An IEEE Spectrum feature explains why traditional copper cables are reaching their limits in high-performance computing and data centers, and why technologies such as radio-frequency over fiber are emerging as promising alternatives. Data centers are pushing massive amounts of information between GPUs and servers to train advanced AI models or handle complex workloads. Copper cables work well over short distances, but at terabit-per-second scales they suffer from signal loss, require thicker conductors and more power, and can’t easily span longer distances without fancy electronics at each end. This physical limit, often called the “copper cliff,” comes from effects like skin effect, where high-frequency currents crowd into thin outer layers of the wire, increasing resistance and energy loss.

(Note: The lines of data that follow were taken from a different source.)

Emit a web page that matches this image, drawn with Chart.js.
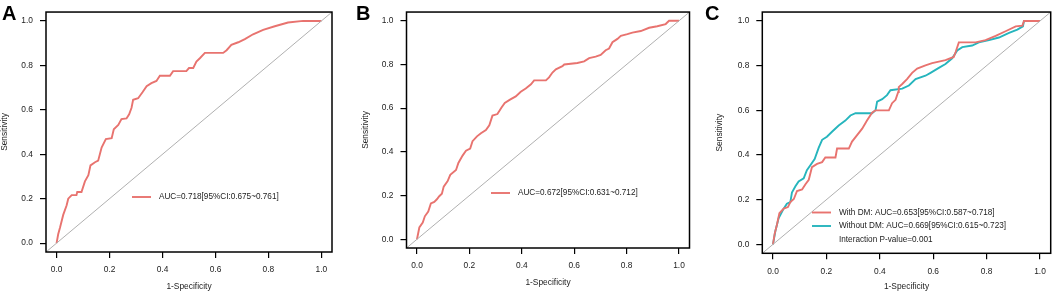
<!DOCTYPE html>
<html>
<head>
<meta charset="utf-8">
<script src="https://cdn.jsdelivr.net/npm/chart.js@4/dist/chart.umd.min.js"></script>
<style>
  body { margin: 0; background: #fff; width: 1053px; height: 295px; position: relative; overflow: hidden; }
  .panel { position: absolute; top: 0; width: 351px; height: 295px; }
</style>
</head>
<body>
<div class="panel" style="left:0px"><canvas id="chartA" width="351" height="295"></canvas></div>
<div class="panel" style="left:351px"><canvas id="chartB" width="351" height="295"></canvas></div>
<div class="panel" style="left:702px"><canvas id="chartC" width="351" height="295"></canvas></div>
<script>
// axis (R style: 4% extension around 0..1)
var axisMin = -0.04;
var axisMax = 1.04;
var tickValues = [0, 0.2, 0.4, 0.6, 0.8, 1.0];
var tickLabels = ['0.0', '0.2', '0.4', '0.6', '0.8', '1.0'];

// panel A
var aFpr = [0, 0.006, 0.013, 0.025, 0.038, 0.044, 0.057, 0.075, 0.078, 0.094, 0.107, 0.12, 0.128, 0.145, 0.157, 0.17, 0.186, 0.208, 0.216, 0.233, 0.245, 0.264, 0.274, 0.283, 0.289, 0.308, 0.325, 0.34, 0.358, 0.377, 0.39, 0.428, 0.44, 0.49, 0.5, 0.516, 0.528, 0.541, 0.56, 0.629, 0.642, 0.66, 0.686, 0.711, 0.742, 0.78, 0.824, 0.874, 0.931, 1.0];
var aTpr = [0, 0.04, 0.07, 0.127, 0.17, 0.2, 0.216, 0.216, 0.23, 0.23, 0.278, 0.306, 0.35, 0.364, 0.371, 0.43, 0.468, 0.472, 0.512, 0.532, 0.558, 0.561, 0.58, 0.609, 0.645, 0.652, 0.68, 0.706, 0.72, 0.73, 0.753, 0.753, 0.774, 0.774, 0.788, 0.788, 0.817, 0.832, 0.856, 0.856, 0.868, 0.892, 0.904, 0.918, 0.94, 0.96, 0.976, 0.993, 1.0, 1.0];
var aLegend = ['AUC=0.718[95%CI:0.675~0.761]'];

// panel B
var bFpr = [0, 0.009, 0.022, 0.03, 0.043, 0.053, 0.066, 0.076, 0.085, 0.095, 0.102, 0.117, 0.127, 0.149, 0.158, 0.174, 0.187, 0.203, 0.212, 0.229, 0.244, 0.263, 0.276, 0.288, 0.307, 0.322, 0.335, 0.355, 0.377, 0.396, 0.415, 0.435, 0.447, 0.492, 0.504, 0.517, 0.53, 0.555, 0.562, 0.612, 0.638, 0.657, 0.682, 0.701, 0.72, 0.733, 0.746, 0.765, 0.778, 0.803, 0.822, 0.854, 0.886, 0.917, 0.949, 0.962, 1.0];
var bTpr = [0, 0.054, 0.076, 0.105, 0.127, 0.164, 0.171, 0.183, 0.197, 0.208, 0.241, 0.266, 0.295, 0.317, 0.349, 0.383, 0.405, 0.415, 0.449, 0.471, 0.485, 0.5, 0.522, 0.566, 0.573, 0.602, 0.624, 0.639, 0.654, 0.675, 0.69, 0.709, 0.727, 0.727, 0.741, 0.763, 0.778, 0.792, 0.8, 0.807, 0.814, 0.829, 0.836, 0.844, 0.865, 0.873, 0.902, 0.917, 0.931, 0.939, 0.946, 0.953, 0.968, 0.975, 0.985, 1.0, 1.0];
var bLegend = ['AUC=0.672[95%CI:0.631~0.712]'];

// panel C
var cWithFpr = [0, 0.006, 0.015, 0.024, 0.04, 0.056, 0.065, 0.078, 0.09, 0.109, 0.121, 0.134, 0.146, 0.165, 0.184, 0.196, 0.234, 0.24, 0.284, 0.296, 0.315, 0.334, 0.352, 0.371, 0.384, 0.434, 0.446, 0.459, 0.469, 0.471, 0.484, 0.502, 0.521, 0.54, 0.571, 0.596, 0.621, 0.646, 0.677, 0.684, 0.696, 0.759, 0.796, 0.834, 0.871, 0.909, 0.934, 0.94, 1.0];
var cWithTpr = [0, 0.046, 0.089, 0.139, 0.16, 0.167, 0.189, 0.203, 0.239, 0.246, 0.268, 0.289, 0.346, 0.36, 0.368, 0.389, 0.389, 0.429, 0.429, 0.46, 0.489, 0.518, 0.554, 0.589, 0.6, 0.6, 0.632, 0.647, 0.682, 0.704, 0.718, 0.74, 0.768, 0.787, 0.801, 0.811, 0.818, 0.825, 0.839, 0.861, 0.904, 0.904, 0.914, 0.933, 0.954, 0.976, 0.979, 1.0, 1.0];
var cWithoutFpr = [0, 0.009, 0.021, 0.04, 0.052, 0.065, 0.071, 0.084, 0.096, 0.115, 0.127, 0.14, 0.156, 0.171, 0.184, 0.202, 0.221, 0.246, 0.271, 0.29, 0.309, 0.371, 0.384, 0.39, 0.409, 0.427, 0.44, 0.484, 0.509, 0.534, 0.571, 0.59, 0.621, 0.646, 0.671, 0.69, 0.709, 0.746, 0.771, 0.809, 0.846, 0.884, 0.915, 0.936, 0.94, 1.0];
var cWithoutTpr = [0, 0.06, 0.117, 0.16, 0.182, 0.189, 0.232, 0.26, 0.282, 0.296, 0.332, 0.354, 0.382, 0.432, 0.468, 0.482, 0.504, 0.532, 0.554, 0.577, 0.587, 0.587, 0.6, 0.639, 0.65, 0.668, 0.69, 0.697, 0.711, 0.74, 0.755, 0.768, 0.79, 0.807, 0.833, 0.868, 0.883, 0.89, 0.904, 0.914, 0.926, 0.947, 0.961, 0.976, 1.0, 1.0];
var cLegend = ['With DM: AUC=0.653[95%CI:0.587~0.718]', 'Without DM: AUC=0.669[95%CI:0.615~0.723]', 'Interaction P-value=0.001'];

var red = '#e8736f';
var teal = '#26b5bd';
var fontFamily = '"Liberation Sans", Arial, Helvetica, sans-serif';

// box around plot + panel letter + legend inside the plot
const rocDecor = {
    id: 'rocDecor',
    afterDatasetsDraw(chart, args, opts) {
        const ctx = chart.ctx;
        const a = chart.chartArea;
        ctx.save();
        ctx.strokeStyle = '#000';
        ctx.lineWidth = 1.5;
        ctx.strokeRect(a.left, a.top, a.right - a.left, a.bottom - a.top);

        ctx.fillStyle = '#000';
        ctx.font = 'bold 20px ' + fontFamily;
        ctx.textBaseline = 'alphabetic';
        ctx.fillText(opts.tag, opts.tagX, 19.5);

        ctx.font = '8.2px ' + fontFamily;
        ctx.textBaseline = 'middle';
        opts.items.forEach(function (it, i) {
            const y = opts.y + i * opts.gap;
            if (it.color) {
                ctx.strokeStyle = it.color;
                ctx.lineWidth = 1.9;
                ctx.beginPath();
                ctx.moveTo(opts.x, y);
                ctx.lineTo(opts.x + 19, y);
                ctx.stroke();
            }
            ctx.fillStyle = '#222';
            ctx.fillText(it.text, opts.x + 27, y);
        });
        ctx.restore();
    }
};

function rocChart(id, curves, lay, decor) {
    var datasets = [{
        data: [{x: axisMin, y: axisMin}, {x: axisMax, y: axisMax}],
        borderColor: '#b0b0b0',
        borderWidth: 1,
        pointRadius: 0,
        showLine: true
    }];
    curves.forEach(function (c) {
        datasets.push({
            data: c.fpr.map(function (v, i) { return {x: v, y: c.tpr[i]}; }),
            borderColor: c.color,
            borderWidth: 1.9,
            pointRadius: 0,
            showLine: true,
            tension: 0
        });
    });

    function axis(title, fitFn, padBottom) {
        return {
            type: 'linear',
            min: axisMin,
            max: axisMax,
            afterBuildTicks: function (s) { s.ticks = tickValues.map(function (v) { return {value: v}; }); },
            afterFit: fitFn,
            ticks: {
                callback: function (v, i) { return tickLabels[i]; },
                padding: 7,
                color: '#222',
                font: {family: fontFamily, size: 8.4},
                maxRotation: 0,
                autoSkip: false
            },
            grid: {drawOnChartArea: false, drawTicks: true, tickLength: 6, color: '#000', lineWidth: 1.2},
            border: {display: false},
            title: {
                display: true,
                text: title,
                color: '#222',
                font: {family: fontFamily, size: 8.4},
                padding: {top: 0, bottom: padBottom}
            }
        };
    }

    new Chart(document.getElementById(id), {
        type: 'scatter',
        data: {datasets: datasets},
        options: {
            responsive: false,
            animation: false,
            layout: {padding: lay.pad},
            plugins: {
                legend: {display: false},
                tooltip: {enabled: false},
                rocDecor: decor
            },
            scales: {
                x: axis('1-Specificity', function (s) { s.height = lay.xh; }, 3),
                y: axis('Sensitivity', function (s) { s.width = lay.yw; }, 0)
            }
        },
        plugins: [rocDecor]
    });
}

rocChart('chartA',
    [{fpr: aFpr, tpr: aTpr, color: red}],
    {pad: {left: 0, top: 2, right: 19, bottom: 0}, yw: 46, xh: 43},
    {tag: 'A', tagX: 2, x: 132, y: 197, gap: 13.5, items: [{text: aLegend[0], color: red}]});

rocChart('chartB',
    [{fpr: bFpr, tpr: bTpr, color: red}],
    {pad: {left: 10, top: 2, right: 12.5, bottom: 4}, yw: 45.5, xh: 43},
    {tag: 'B', tagX: 5, x: 140, y: 193, gap: 13.5, items: [{text: bLegend[0], color: red}]});

rocChart('chartC',
    [{fpr: cWithFpr, tpr: cWithTpr, color: red}, {fpr: cWithoutFpr, tpr: cWithoutTpr, color: teal}],
    {pad: {left: 13, top: 2, right: 2.3, bottom: 0}, yw: 47.3, xh: 41.7},
    {tag: 'C', tagX: 3, x: 110, y: 212.5, gap: 13.5, items: [
        {text: cLegend[0], color: red},
        {text: cLegend[1], color: teal},
        {text: cLegend[2], color: null}
    ]});
</script>
</body>
</html>
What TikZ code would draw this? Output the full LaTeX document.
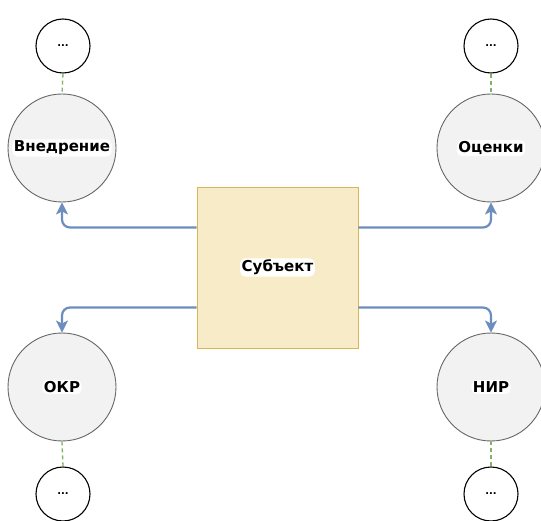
\documentclass[tikz,border=0pt]{standalone}
\usepackage{fontspec}
\setmainfont{DejaVu Sans}
\usetikzlibrary{arrows.meta}
\definecolor{boxfill}{HTML}{F7EBC8}
\definecolor{boxdraw}{HTML}{D6B656}
\definecolor{circfill}{HTML}{F2F2F2}
\definecolor{circdraw}{HTML}{666666}
\definecolor{arrcol}{HTML}{6C8EBF}
\definecolor{dashcol}{HTML}{82B366}
\tikzset{
  bigc/.style={circle, draw=circdraw, fill=circfill, line width=0.9pt, minimum size=108pt, inner sep=0pt},
  smallc/.style={circle, draw=black, fill=white, line width=1.1pt, minimum size=54pt, inner sep=0pt, font=\bfseries\fontsize{10}{12}\selectfont},
  lbl/.style={fill=white, rounded corners=5pt, inner sep=1.5pt, font=\bfseries\fontsize{15}{17}\selectfont},
  subj/.style={rectangle, draw=boxdraw, fill=boxfill, line width=0.9pt, minimum size=161pt, inner sep=0pt},
  arr/.style={draw=arrcol, line width=2.2pt, rounded corners=8pt, -{Stealth[length=12pt,width=12pt,inset=3pt]}},
  dsh/.style={draw=dashcol, line width=1.3pt, dash pattern=on 4pt off 3pt},
}
\begin{document}
\begin{tikzpicture}[x=1pt,y=-1pt]
\useasboundingbox (0,0) rectangle (541,521);
\fill[white] (0,0) rectangle (541,521);

\node[subj] (s) at (277.5,267.5) {};
\node[lbl] (st) at (s.center) {Субъект};

\node[bigc] (v) at (62,148) {};
\node[lbl] at (v.center) {Внедрение};
\node[bigc] (o) at (491,148) {};
\node[lbl] at (o.center) {Оценки};
\node[bigc] (k) at (62,387) {};
\node[lbl] at (k.center) {ОКР};
\node[bigc] (n) at (491,387) {};
\node[lbl] at (n.center) {НИР};

\node[smallc] (v1) at (63,46) {...};
\node[smallc] (o1) at (491,46) {...};
\node[smallc] (k1) at (63,494) {...};
\node[smallc] (n1) at (491,494) {...};

\draw[dsh] (v1.south) -- (v.north);
\draw[dsh] (o1.south) -- (o.north);
\draw[dsh] (k.south) -- (k1.north);
\draw[dsh] (n.south) -- (n1.north);

\draw[arr] ([yshift=40pt]s.west) -| (v.south);
\draw[arr] ([yshift=40pt]s.east) -| (o.south);
\draw[arr] ([yshift=-40pt]s.west) -| (k.north);
\draw[arr] ([yshift=-40pt]s.east) -| (n.north);
\end{tikzpicture}
\end{document}
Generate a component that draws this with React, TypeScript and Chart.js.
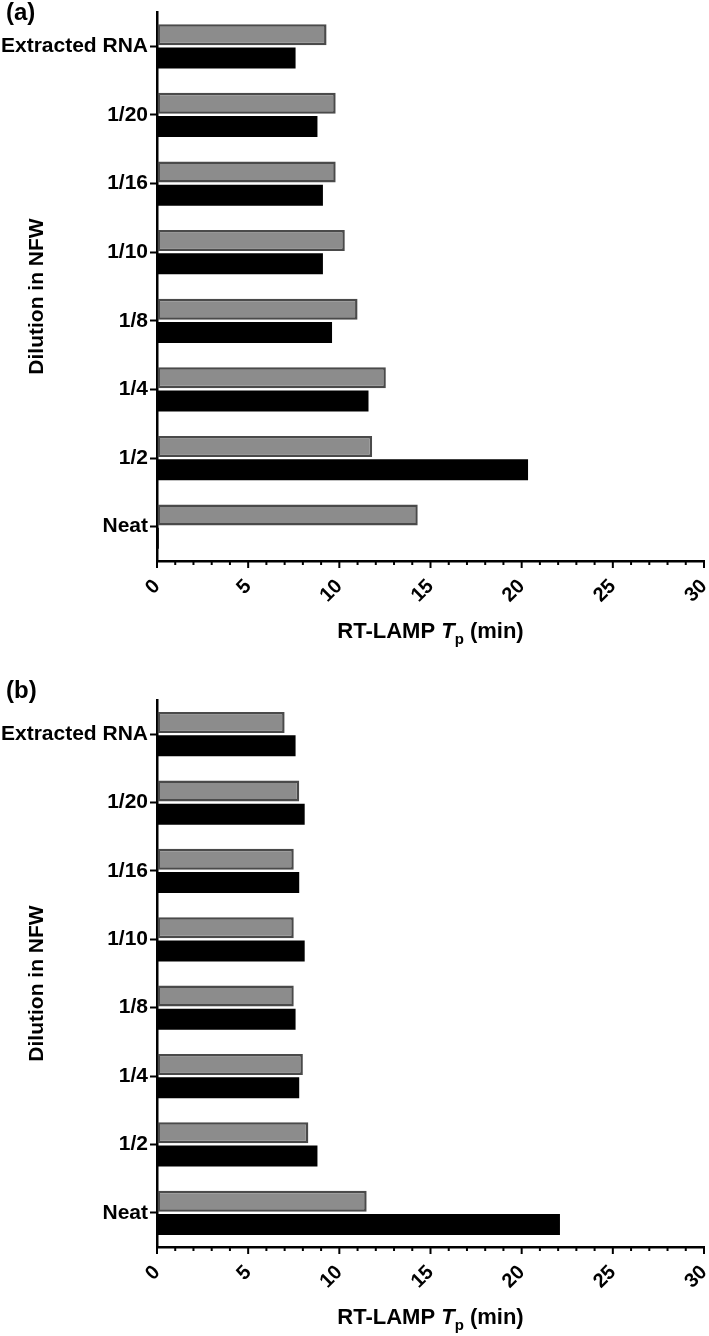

The article highlights startups such as Point2 Technology and AttoTude that are building cables and connection systems using radio waves carried over optical fibers. Optical fiber has long been used for long-haul communication because it transmits light with very low loss. But these new systems take traditional radio frequencies, convert them into light, and send them through fiber, combining the low-loss reach of optics with the simplicity and power efficiency of radio transmission. Early prototypes already promise distances up to 10–20 meters or more with much lower power draw and cost compared with optical systems, and far greater reach than copper in tough, dense server racks.
In practice, RF-over-fiber lies between copper and pure optic links. At each end of the fiber, a transceiver converts electrical data into modulated light and back again. This can replace some copper connections entirely, bringing longer reach without the complexity and expense of full photonic links.
Such technology matters not only for data centers but for wireless networks and advanced communications infrastructure. In telecommunications, RF over fiber systems are already used to distribute radio signals in 5G networks, satellite communications, and distributed antenna systems because they maintain signal integrity over long distances with minimal interference.
Engineers see this as a key part of future high-speed networking where copper can no longer keep up with bandwidth demands, offering a blend of performance, efficiency, and flexibility as systems scale to terabit-level operations.